Generaciones se están formando desde hace décadas en un mundo donde los personajes de sus juegos no tienen historia real. Un mundo de monstruos más o menos simpáticos que se transforman, mutan, evolucionan, adquieren poderes sobrenaturales sin ligazón alguna con la historia humana real. Para estas generaciones, la historia aburre porque implica un relato complejo y con ello nutrido de palabras que convocan al trabajo de la interpretación; un trabajo psíquico que compromete la responsabilidad individual (siempre acto) sobre los sucesos del mundo y la palabra propia; pero el pensar se cede, más cada día, a aplicaciones oscuras de las que nada sabemos (mientras hipócritamente se habla de la necesidad de transparencia, los mecanismos de tan transparentes han devenido invisibles, ése es su mejor modo de ocultarse). En ese pensamiento sin historia, poblado de personajes omnipotentes, la paciencia del pensar no tiene espacio (salvo para jugar ansiosamente al omnipotente-inmortal). Los tiempos de la historia pierden su anclaje tópico y las demandas cada día más frustradas en la vida cotidiana en sus formas elementales de subsistencia, alimentan el miedo, la desesperanza y el odio. Ese en el que anclan personajes cada día más presentes que se reclaman libertarios, vociferantes de una libertad absoluta y abstracta, pero que no dudan en vivar a un dictador que mató a millones, que mantuvo durante 40 años, hasta su muerte, una dictadura carcelera, y que aportó sus Brigadas azules a las huestes criminales de Hitler y a su ideología de exterminio, como es el caso del general Franco en España. Defensores de la libertad de las grandes empresas, sobre todo las de BigTec, para que tengan el libre derecho de apropiarse de los datos comportamentales privados de todas las personas del planeta y aspirando a construir sus gustos, deseos y creencias (Cybertarios, habría que llamarlos, por eso allí construyen su fuerza). Para ellos, la propiedad privada de un hogar es secundaria a la propiedad privada de los grandes monopolios a los que defienden apoyándose en la desesperanza que el sistema genera a cada instante entre una población que pierde a diario su expectativa de mejora, al tiempo que lo carga a la cuenta de los políticos (muchos de los cuales trabajan para ellas). Las corporaciones expertas en tirar la piedra y esconder la mano han sabido muy bien invisibilizar la maniobra.
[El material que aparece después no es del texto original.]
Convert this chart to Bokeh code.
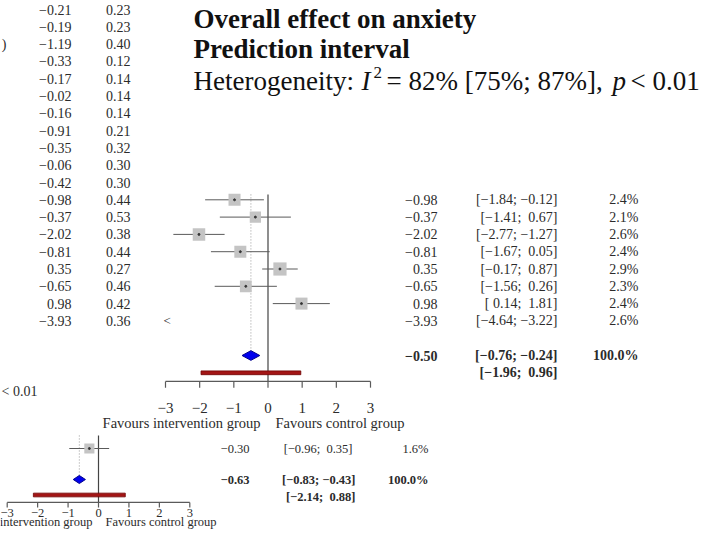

Así, la extinción como distopía de la ciencia ficción deviene una sombra que avanza vertiginosa e implacable sobre las nuevas generaciones que sólo piensan en salvarse en una guerra de todxs contra todxs.

La especie humana carga con una contradicción esencial en su constitución: somos bichos sociales que nacemos, nos constituimos, vivimos y somos en comunidad pero que al mismo tiempo nos reconocemos nosotros, como individuos, en una torsión psíquica que nos hace, también, egoístas. En esa tensión que hace a nuestra constitución humana, el sistema capitalista (por buenas personas que puedan ser algunos capitalistas dispuestos a donar parte de su riqueza o pensar comunitariamente) promueve un egoísmo sin límites y destruye los lazos sociales que nos constituyen como especie humana que sólo puede sobrevivir en una comunidad social que tenga al otro como centro.
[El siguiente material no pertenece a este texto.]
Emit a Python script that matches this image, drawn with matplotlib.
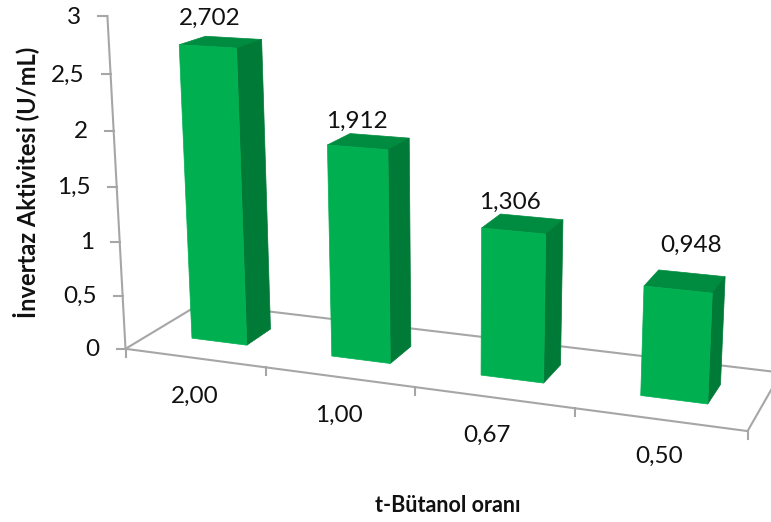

El desafío que tienen por delante las nuevas generaciones es colosal. La nuestra ha fallado en el intento de detener este futuro sin futuro. Revolución (aunque no quede claro que significa esa experiencia en forma precisa) ya no es más una consigna de tintes ideológicos plagados de certezas, es una necesidad urgente para construir un mañana para nuestra especie tan proclive a considerarse, boba y fatalmente, superior. Una necesidad que por el momento se hace muy difícil precisar aunque muchas experiencias de resistencia en todo el mundo puedan ser su forja. El término narcisismo de muerte que acuñó André Green toma hoy una trágica dimensión social. De concepto útil para entender muchas derivas singulares del psiquismo ha devenido un instrumento para pensar el destino de todxs. Incluso de quienes, dueños de una riqueza ilimitada, creen poder salvarse boyando en el espacio en cápsulas que fabrican para ellos y sus familias, (de seguro, algunas también para sus imprescindibles empleados) desde donde contemplarán, por algún ventanuco en algún punto del cosmos, los restos pétreos de un planeta muerto que ellos mismos habrán sido responsables de destruir. El resurgimiento de una épica de la vida es, quizás, la colosal tarea de esa revolución necesaria que desafía a las nuevas generaciones, aunque todavía no tenga forma. Ojalá la tenga antes de que ya sea demasiado tarde. Este es, a mi entender, el contexto general en que se libran en la actualidad todos los pequeños y grandes debates, los grandes y pequeños conflictos sangrientos o no, en las formas más variadas, que asolan el planeta en las formas, incluso más minúsculas, de la vida social. Sin tener en cuenta ese contexto, por implacable que parezca, toda práctica de lucha y resistencia promueve un voluntarismo nutrido de esperanzas de tinte maníaco, sostenidas en una desmentida radical.

Notas

(1) O. Sotolano, Emancipación y/o revolución. Alternativas al suicidio perfecto. Revista El psicoanalítico Número 39: Psicoanálisis y política: capitalismo, estragos y ¿salida?

(2) Andrés Piqueras, en su trabajo “El capital ficticio especulativo-parasitario se pone al mando del capitalismo”. Revista Internacional de Ciencias Sociales, 36/2017 Barcelona, informa con datos de fuentes oficiales que la deuda acumulada por los países del mundo supera en 7 veces la producción bruta mundial de bienes. Eso en el año 2015, no sabemos a cuánto llega hoy. La información en Wikipedia lo reduce a la mitad; tres veces más deuda que PBI. A pesar de la menor diferencia, un mundo en quiebra.